Structural assessments of more than 40 buildings in the blast area determined that at least two are irreparable and must be demolished. The Tennessean reported that 10 Second Avenue buildings were deemed unsafe for use or occupancy, including seven that are closed off, meaning no entry is allowed.
Some business owners still haven’t been able to get inside to assess the damage, FOX 17 Nashville reported.
Donations have poured in for the victims, and a $2 million grant was pushed through to help families and businesses with food and bills, NBC affiliate WSMV reported.
The bomb, planted in an RV by a 63-year-old loner who followed various conspiracy theories, impacted at least 45 small businesses.

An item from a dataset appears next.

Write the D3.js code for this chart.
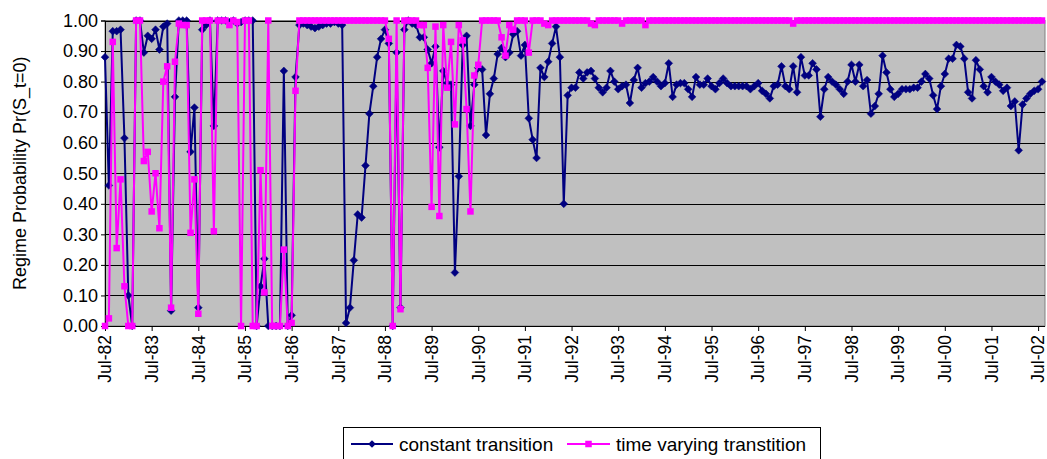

Many owners are hoping to rebuild and remain in the historic downtown neighborhood, News Channel 5 reported.
“We’re going to have to look very closely at the cost of that and is it even going to be viable for us to pursue something like that,” Benjamin Jordan told ABC affiliate WKRN. Jordan not only managed a liquor store damaged in the blast, but lived in one of the apartment buildings hit when the bomb exploded. “Because at some point it’s about dollars and cents and if it doesn’t make sense for us, unfortunately, and I hope this isn’t the case, but we may just have to walk away.”